A côté de ces qualités essentielles qui le préparent si bien à remplir sa nouvelle tâche, comment ne pas souligner sa grande courtoisie et un dévouement à la cause des étudiants que l'on ne sollicite jamais en vain?

Vous savez les services éminents que le vice-recteur Terrier a rendus à l'Université, au sein de la commission du Sanatorium universitaire ou du Restaurant universitaire, dans la mission décevante de convaincre les étudiants de mettre un peu d'ordre dans leurs finances. Ses conseils, fruits de sa longue expérience, nous ont été précieux tout au long de notre rectorat.

Si nous saluons avec joie les nouveaux doyens Gagnebin, L'Huillier, Mozer et Rochedieu, nous voyons partir avec tristesse les doyens Schaerer, Montant et Leenhardt. Non seulement, ils ont bien représenté leurs facultés respectives, mais ils ont toujours eu présent à l'esprit l'intérêt général de l'Université.

M. Jacques L'Huillier, secrétaire impeccable et ponctuel, passe la plume à M. Marc Sauter dont la disponibilité à l'égard de notre maison appelle notre reconnaissance.

En m'adressant aux membres de l'ancien bureau qui, pendant deux ans, chaque mardi de 5 à 8, se sont penchés sur les petits et les grands problèmes de notre Université, j'ai à coeur de leur dire ma gratitude et ma fidèle amitié. Nous avons travaillé dans un esprit parfaitement collégial, mettant en commun nos préoccupations, nos projets et nos espoirs; une complète franchise et une cordialité réelle ont inspiré nos discussions, exemptes de pédanterie et de solennité professorales. Chacun apportant les problèmes de sa spécialité, nous nous sommes enrichis au contact les uns des autres, nous rendant compte chaque jour davantage qu'une Université est tout autre chose que la cohabitation des facultés. Merci à mes collègues de m'avoir permis de faire cette expérience, elle est exceptionnelle et féconde.

Examinons maintenant quelles ont été les préoccupations majeures du bureau du Sénat au cours de cette dernière année et quelles sont par conséquent les lignes directrices de la politique universitaire.

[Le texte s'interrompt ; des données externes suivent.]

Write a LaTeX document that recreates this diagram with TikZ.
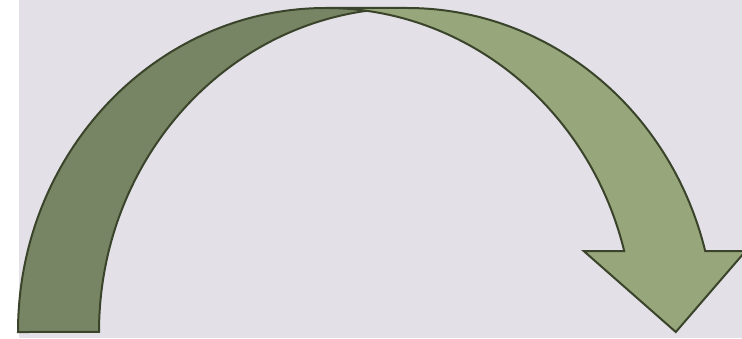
\documentclass[tikz,border=0pt]{standalone}
\definecolor{bgcol}{RGB}{227,224,232}
\definecolor{darkband}{RGB}{120,133,100}
\definecolor{lightband}{RGB}{152,166,124}
\definecolor{edgecol}{RGB}{58,68,42}
\tikzset{
  outline/.style={draw=edgecol, line width=2pt, line join=miter},
}
\begin{document}
\begin{tikzpicture}[x=1pt,y=1pt]
\useasboundingbox (0,0) rectangle (742,338);
\fill[bgcol] (19,0) rectangle (742,338);
% key points (ellipse A centre (326,6), ellipse B centre (407,6), radii 308 x 324)
\coordinate (tip) at (675.8,6);
\coordinate (hl) at (583.7,87);
\coordinate (si) at (624.2,87);
\coordinate (so) at (705.2,87);
\coordinate (hr) at (745.7,87);
\coordinate (atop) at (326,330);
\coordinate (btop) at (407,330);
\coordinate (cross) at (366.5,327.18);
\coordinate (bl) at (99,6);
\coordinate (al) at (18,6);
% light front band
\fill[lightband] (tip) -- (hl) -- (si)
  arc[start angle=14.4775, end angle=90, x radius=308, y radius=324]
  -- (btop)
  arc[start angle=90, end angle=14.4775, x radius=308, y radius=324]
  -- (hr) -- cycle;
% dark back band
\fill[darkband] (cross)
  arc[start angle=97.56, end angle=180, x radius=308, y radius=324]
  -- (al)
  arc[start angle=180, end angle=82.44, x radius=308, y radius=324]
  -- cycle;
% outline
\draw[outline] (cross)
  arc[start angle=97.56, end angle=180, x radius=308, y radius=324]
  -- (al)
  arc[start angle=180, end angle=90, x radius=308, y radius=324]
  -- (btop)
  arc[start angle=90, end angle=14.4775, x radius=308, y radius=324]
  -- (hr) -- (tip) -- (hl) -- (si)
  arc[start angle=14.4775, end angle=90, x radius=308, y radius=324];
\end{tikzpicture}
\end{document}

1) Contacts et relations sociales

Les fêtes du IVe Centenaire ont suscité dans la population un intérêt inattendu pour une maison respectée mais qui demeurait un peu à l'écart de la vie de la cité. L'Université doit maintenir un contact avec des milieux professionnels et sociaux les plus divers dont elle forme les cadres, et qui ne peuvent être indifférents à son développement et à son adaptation aux besoins de l'époque.

Par l'intermédiaire du Conseil académique que préside avec un dévouement total M. André Fatio, l'Université demeure en relation avec des représentants qualifiés des professions et des milieux économiques et industriels de la ville, qui, au cours de séances très animées, ont examiné divers aspects des problèmes universitaires, fait des critiques et présenté des suggestions qui ont été soumises au bureau du Sénat.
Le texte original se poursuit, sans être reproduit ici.